23 - Secure Boats During Hurricane Wilma
Hurricanes and tropical storms have the potential to damage boats even if the area is not directly hit with a storm. High winds and 12-foot seas can exist up to 150 miles away from the eye of a storm. Early preparation is the key to survivability of your vessel.
Trailerable boats should be moved from the water to a safe location on dry land. Partially fill boats with water to add weight and stability. Boat and trailer should both be housed indoors, if possible. If boat and trailer are housed outdoors, secure boat and trailer unit to the ground using ground hooks and straps. If you choose to evacuate out of town, it is best to take your trailerable boats with you to ensure its safety.
Moored boats should be secured with double mooring lines and double spring lines. Distribute the load on the boat using several cleats. Remove loose articles on deck and secure all hatches and doors. Shut off fuel lines and disconnect electric, water, and other connections.
If anchoring a boat out, position boat on the lee side of protective land when possible. The length of anchor lines should be a minimum of six to nine times the depth of the water to compensate for storm surge and swing. Be sure to use chafing gear. Please note that the position of the boat may change dramatically as a storm passes and the wind shifts.

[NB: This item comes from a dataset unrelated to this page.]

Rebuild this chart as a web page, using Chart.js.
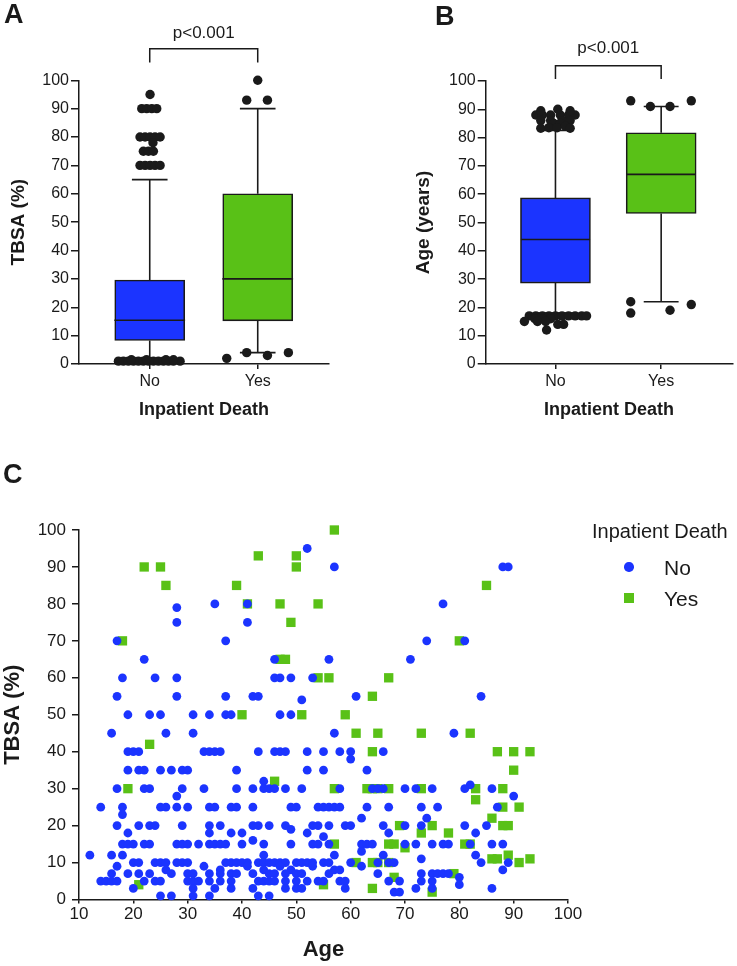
<!DOCTYPE html>
<html>
<head>
<meta charset="utf-8">
<script src="https://cdn.jsdelivr.net/npm/chart.js@4.4.0/dist/chart.umd.min.js"></script>
<style>
html,body{margin:0;padding:0;background:#fff;width:737px;height:966px;overflow:hidden;font-family:"Liberation Sans",Arial,sans-serif;color:#1a1a1a;}
canvas{position:absolute;}
.lbl{position:absolute;font-weight:bold;font-size:27px;line-height:1;}
.leg{position:absolute;line-height:1;white-space:nowrap;}
</style>
</head>
<body>
<canvas id="ca" width="370" height="424" style="left:0;top:0"></canvas>
<canvas id="cb" width="369" height="424" style="left:368px;top:0"></canvas>
<canvas id="cc" width="737" height="511" style="left:0;top:455px"></canvas>
<div class="lbl" style="left:4px;top:1px">A</div>
<div class="lbl" style="left:435px;top:3px">B</div>
<div class="lbl" style="left:3px;top:461px">C</div>
<div class="leg" style="left:592px;top:521px;font-size:20px">Inpatient Death</div>
<div class="leg" style="left:624.3px;top:562.3px;width:9.4px;height:9.4px;border-radius:50%;background:#1b34ff"></div>
<div class="leg" style="left:664px;top:556.7px;font-size:21px">No</div>
<div class="leg" style="left:624.4px;top:593.4px;width:9.3px;height:9.3px;background:#59c117"></div>
<div class="leg" style="left:664px;top:587.7px;font-size:21px">Yes</div>
<script>
// ---------------- data ----------------
const categories = ['No', 'Yes'];

// Panel A: TBSA (%) box statistics per category (No, Yes)
const tbsaMin    = [1, 4];
const tbsaQ1     = [8.3, 15.2];
const tbsaMedian = [15.4, 30];
const tbsaQ3     = [29.6, 60];
const tbsaMax    = [65, 90];
const tbsaOutNo  = [95, 90, 90, 90, 90, 80, 80, 80, 80, 80, 78, 75, 75, 75, 70, 70, 70, 70, 70,
                    1, 1, 1, 1, 1, 1, 1, 1, 1, 1, 1, 1, 1, 1.5, 1.5, 1.5, 1.5];
const tbsaJitNo  = [0.003, -0.074, -0.028, 0.019, 0.065, -0.09, -0.043, 0.003, 0.049, 0.096, 0.03, -0.059, -0.012, 0.034, -0.09, -0.043, 0.003, 0.049, 0.096,
                    -0.29, -0.244, -0.198, -0.151, -0.105, -0.059, -0.012, 0.034, 0.08, 0.127, 0.173, 0.219, 0.281, -0.17, -0.03, 0.15, 0.22];
const tbsaOutYes = [100, 93, 93, 2, 4, 3, 4];
const tbsaJitYes = [0, -0.102, 0.09, -0.287, -0.102, 0.09, 0.284];

// Panel B: Age (years) box statistics per category (No, Yes)
const ageMin    = [18, 22];
const ageQ1     = [28.6, 53.2];
const ageMedian = [44, 67];
const ageQ3     = [58.7, 81.7];
const ageMax    = [82.5, 91];
const ageOutNo  = [88, 88, 88, 88, 88, 88, 89.5, 90, 89.5, 86, 86, 86, 86, 85, 85, 83.3, 83.5, 83.5, 84, 83.3,
                   17, 17, 17, 17, 17, 17, 17, 17, 17, 17, 16, 16, 16, 15, 15, 15, 14, 14, 12];
const ageJitNo  = [-0.186, -0.124, -0.046, 0.046, 0.124, 0.186, -0.139, 0.022, 0.139, -0.139, -0.046, 0.062, 0.139, -0.015, 0.046, -0.139, -0.062, 0.015, 0.093, 0.139,
                   -0.248, -0.186, -0.124, -0.062, 0, 0.062, 0.124, 0.186, 0.248, 0.294, -0.195, -0.124, -0.046, -0.294, -0.17, -0.093, 0.022, 0.077, -0.084];
const ageOutYes = [93, 93, 91, 91, 22, 18, 19, 21];
const ageJitYes = [-0.288, 0.285, -0.102, 0.084, -0.288, -0.288, 0.084, 0.285];

const pValueText = 'p<0.001';

// Panel C: [age, TBSA] for each patient
const noPoints = [
[52,95],[57,90],[88,90],[89,90],[35,80],[41,80],[77,80],[28,79],[28,75],[41,75],
[17,70],[37,70],[74,70],[81,70],[22,65],[46,65],[56,65],[71,65],
[18,60],[24,60],[28,60],[46,60],[47,60],[49,60],[53,60],
[17,55],[28,55],[37,55],[42,55],[43,55],[61,55],[84,55],[51,54],
[19,50],[23,50],[25,50],[31,50],[34,50],[37,50],[38,50],[47,50],[49,50],
[16,45],[26,45],[31,45],[57,45],[79,45],
[19,40],[20,40],[21,40],[33,40],[34,40],[35,40],[36,40],[43,40],[46,40],[47,40],[48,40],[52,40],[55,40],[58,40],[60,40],[66,40],[60,38],
[19,35],[21,35],[22,35],[25,35],[27,35],[29,35],[30,35],[39,35],[52,35],[55,35],[63,35],[44,32],[82,31],
[17,30],[22,30],[23,30],[29,30],[33,30],[39,30],[42,30],[44,30],[45,30],[46,30],[48,30],[51,30],[58,30],[64,30],[65,30],[66,30],[70,30],[72,30],[75,30],[81,30],[86,30],
[28,28],[90,28],
[14,25],[18,25],[25,25],[26,25],[28,25],[30,25],[34,25],[35,25],[38,25],[39,25],[42,25],[49,25],[50,25],[54,25],[55,25],[56,25],[57,25],[58,25],[63,25],[67,25],[73,25],[76,25],[87,25],
[18,23],[62,22],[74,22],
[17,20],[21,20],[23,20],[24,20],[29,20],[34,20],[36,20],[42,20],[43,20],[45,20],[48,20],[53,20],[54,20],[56,20],[59,20],[60,20],[66,20],[70,20],[73,20],[81,20],[85,20],
[49,19],[19,18],[34,18],[38,18],[40,18],[52,18],[67,18],[83,18],[55,17],[42,16],
[18,15],[19,15],[20,15],[22,15],[23,15],[28,15],[29,15],[30,15],[32,15],[34,15],[35,15],[36,15],[37,15],[40,15],[44,15],[49,15],[53,15],[54,15],[56,15],[62,15],[63,15],[64,15],[70,15],[72,15],[75,15],[77,15],[78,15],[82,15],[86,15],[88,15],
[62,13],[12,12],[16,12],[18,12],[44,12],[57,12],[66,12],[83,12],[73,11],
[20,10],[21,10],[24,10],[25,10],[26,10],[28,10],[29,10],[30,10],[37,10],[38,10],[39,10],[40,10],[41,10],[43,10],[44,10],[45,10],[46,10],[47,10],[48,10],[50,10],[51,10],[52,10],[53,10],[55,10],[56,10],[60,10],[65,10],[67,10],[68,10],[84,10],[89,10],
[17,9],[33,9],[41,9],[47,9],[53,9],[62,9],
[26,8],[36,8],[44,8],[49,8],[57,8],[58,8],[88,8],
[16,7],[19,7],[21,7],[23,7],[27,7],[30,7],[31,7],[34,7],[36,7],[38,7],[39,7],[42,7],[45,7],[46,7],[48,7],[50,7],[51,7],[56,7],[65,7],[73,7],[75,7],[76,7],[77,7],[78,7],
[80,6],
[14,5],[15,5],[16,5],[17,5],[22,5],[24,5],[25,5],[30,5],[31,5],[32,5],[34,5],[36,5],[38,5],[43,5],[44,5],[45,5],[46,5],[48,5],[50,5],[52,5],[54,5],[55,5],[58,5],[59,5],[67,5],[69,5],[73,5],[75,5],
[80,4],
[20,3],[31,3],[35,3],[38,3],[42,3],[48,3],[50,3],[51,3],[59,3],[72,3],[75,3],[86,3],
[68,2],[69,2],
[25,1],[27,1],[31,1],[34,1],[43,1],[45,1]
];
const yesPoints = [
[57,100],[43,93],[50,93],[22,90],[25,90],[50,90],[26,85],[39,85],[85,85],[41,80],[47,80],[54,80],[49,75],[18,70],[80,70],
[47,65],[48,65],[54,60],[56,60],[67,60],[64,55],[40,50],[51,50],[59,50],[61,45],[65,45],[73,45],[82,45],[23,42],
[64,40],[87,40],[90,40],[93,40],[90,35],[46,32],[19,30],[57,30],[63,30],[64,30],[65,30],[67,30],[73,30],[83,30],[88,30],
[83,27],[88,25],[91,25],[86,22],[69,20],[75,20],[88,20],[89,20],[73,18],[78,18],[57,15],[67,15],[68,15],[81,15],[82,15],
[70,14],[89,12],[61,10],[64,10],[65,10],[67,10],[86,11],[87,11],[93,11],[91,10],[79,7],[68,6],[21,4],[55,4],[64,3],[75,2]
];

// ---------------- styling ----------------
const FONT = '"Liberation Sans", Arial, sans-serif';
const INK = '#1a1a1a';
const BLUE = '#1b34ff';
const GREEN = '#59c117';
Chart.defaults.font.family = FONT;
Chart.defaults.color = INK;

function boxChart(id, s) {
  const half = 0.3275, cap = 0.165;
  const medianPts = [], whiskerPts = [];
  categories.forEach((c, i) => {
    medianPts.push({x: i - half, y: s.median[i]}, {x: i + half, y: s.median[i]}, {x: i, y: null});
    whiskerPts.push(
      {x: i, y: s.q3[i]}, {x: i, y: s.max[i]}, {x: i, y: null},
      {x: i - cap, y: s.max[i]}, {x: i + cap, y: s.max[i]}, {x: i, y: null},
      {x: i, y: s.q1[i]}, {x: i, y: s.min[i]}, {x: i, y: null},
      {x: i - cap, y: s.min[i]}, {x: i + cap, y: s.min[i]}, {x: i, y: null});
  });
  const outPts = s.outNo.map((v, k) => ({x: 0 + s.jitNo[k], y: v}))
    .concat(s.outYes.map((v, k) => ({x: 1 + s.jitYes[k], y: v})));
  const canvas = document.getElementById(id);
  const H = canvas.height;
  return new Chart(canvas, {
    type: 'bar',
    data: {
      datasets: [
        {type: 'bar', data: categories.map((c, i) => ({x: i, y: [s.q1[i], s.q3[i]]})),
         backgroundColor: [BLUE, GREEN], borderColor: INK, borderWidth: 1.6, borderSkipped: false,
         barThickness: 70, order: 4},
        {type: 'line', data: whiskerPts, borderColor: INK, borderWidth: 1.6, pointRadius: 0, spanGaps: false, order: 3},
        {type: 'line', data: medianPts, borderColor: INK, borderWidth: 1.6, pointRadius: 0, spanGaps: false, order: 2},
        {type: 'line', data: outPts, showLine: false, pointRadius: 4.7, pointBackgroundColor: INK, pointBorderWidth: 0, clip: false, order: 0},
        {type: 'line', data: [{x: 0, y: s.bracketTip}, {x: 0, y: s.bracketTop}, {x: 1, y: s.bracketTop}, {x: 1, y: s.bracketTip}],
         borderColor: INK, borderWidth: 1.5, pointRadius: 0, clip: false, order: 1}
      ]
    },
    options: {
      responsive: false, animation: false, events: [],
      layout: {padding: s.pad},
      plugins: {legend: {display: false}, tooltip: {enabled: false}},
      scales: {
        x: {
          type: 'linear', min: s.xMin, max: s.xMax, offset: false,
          afterBuildTicks: sc => { sc.ticks = categories.map((c, i) => ({value: i})); },
          ticks: {callback: v => categories[v] ?? '', font: {size: 16}, color: INK, padding: 3, autoSkip: false, maxRotation: 0},
          grid: {offset: false, drawOnChartArea: false, drawTicks: true, tickLength: 5, color: INK, lineWidth: 1.5},
          border: {display: true, color: INK, width: 1.5},
          title: {display: true, text: 'Inpatient Death', font: {size: 18, weight: 'bold'}, color: INK, padding: {top: 0, bottom: 3}},
          afterFit: sc => { sc.height = H - s.bottomY; }
        },
        y: {
          type: 'linear', min: 0, max: 100,
          ticks: {stepSize: 10, font: {size: 16}, color: INK, padding: 2},
          grid: {drawOnChartArea: false, drawTicks: true, tickLength: 8, color: INK, lineWidth: 1.5},
          border: {display: true, color: INK, width: 1.5},
          title: {display: true, text: s.yTitle, font: {size: 19, weight: 'bold'}, color: INK, padding: {top: s.yTitlePad, bottom: 0}},
          afterFit: sc => { sc.width = s.yAxisW; }
        }
      }
    },
    plugins: [{
      id: 'pvalue',
      afterDatasetsDraw(chart) {
        const ctx = chart.ctx;
        ctx.save();
        ctx.font = '17px ' + FONT;
        ctx.fillStyle = INK;
        ctx.textAlign = 'center';
        ctx.textBaseline = 'middle';
        ctx.fillText(pValueText, chart.scales.x.getPixelForValue(0.5), chart.scales.y.getPixelForValue(s.textY));
        ctx.restore();
      }
    }]
  });
}

boxChart('ca', {
  min: tbsaMin, q1: tbsaQ1, median: tbsaMedian, q3: tbsaQ3, max: tbsaMax,
  outNo: tbsaOutNo, jitNo: tbsaJitNo, outYes: tbsaOutYes, jitYes: tbsaJitYes,
  xMin: -0.655, xMax: 1.66, yTitle: 'TBSA (%)', yTitlePad: 7,
  pad: {left: 0, right: 41, top: 80.3, bottom: 0}, yAxisW: 79, bottomY: 364,
  bracketTip: 106.3, bracketTop: 111.1, textY: 116.7
});
boxChart('cb', {
  min: ageMin, q1: ageQ1, median: ageMedian, q3: ageQ3, max: ageMax,
  outNo: ageOutNo, jitNo: ageJitNo, outYes: ageOutYes, jitYes: ageJitYes,
  xMin: -0.66, xMax: 1.673, yTitle: 'Age (years)', yTitlePad: 0,
  pad: {left: 44, right: 0, top: 81, bottom: 0}, yAxisW: 73.7, bottomY: 364,
  bracketTip: 100.7, bracketTop: 105.4, textY: 111.5
});

// Panel C scatter
(function () {
  const canvas = document.getElementById('cc');
  const H = canvas.height;
  new Chart(canvas, {
    type: 'scatter',
    data: {
      datasets: [
        {label: 'No', data: noPoints.map(p => ({x: p[0], y: p[1]})), pointStyle: 'circle', pointRadius: 4.4,
         backgroundColor: BLUE, borderWidth: 0, order: 0, clip: false},
        {label: 'Yes', data: yesPoints.map(p => ({x: p[0], y: p[1]})), pointStyle: 'rect', pointRadius: 6.6,
         backgroundColor: GREEN, borderWidth: 0, order: 1, clip: false}
      ]
    },
    options: {
      responsive: false, animation: false, events: [],
      layout: {padding: {left: 0, right: 169, top: 75, bottom: 0}},
      plugins: {legend: {display: false}, tooltip: {enabled: false}},
      scales: {
        x: {
          type: 'linear', min: 10, max: 100,
          ticks: {stepSize: 10, font: {size: 17}, color: INK, padding: 1, maxRotation: 0},
          grid: {drawOnChartArea: false, drawTicks: true, tickLength: 4, color: INK, lineWidth: 1.5},
          border: {display: true, color: INK, width: 1.5},
          title: {display: true, text: 'Age', font: {size: 22, weight: 'bold'}, color: INK, padding: {top: 0, bottom: 3}},
          afterFit: sc => { sc.height = H - 444.5; }
        },
        y: {
          type: 'linear', min: 0, max: 100,
          ticks: {stepSize: 10, font: {size: 17}, color: INK, padding: 6},
          grid: {drawOnChartArea: false, drawTicks: true, tickLength: 7, color: INK, lineWidth: 1.5},
          border: {display: true, color: INK, width: 1.5},
          title: {display: true, text: 'TBSA (%)', font: {size: 22, weight: 'bold'}, color: INK, padding: {top: 0, bottom: 0}},
          afterFit: sc => { sc.width = 79; }
        }
      }
    }
  });
})();
</script>
</body>
</html>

It is strongly recommended that people who live aboard their boats seek shelter on dry land during a storm event. People who choose to remain aboard their boat during a storm event are strongly encouraged to notify someone on land of their intent. Be sure to dress in safety gear such as a dry suit and floatation devices. Battery operated radio and distress equipment are vital to monitor the progress of the storm and to call for assistance as needed.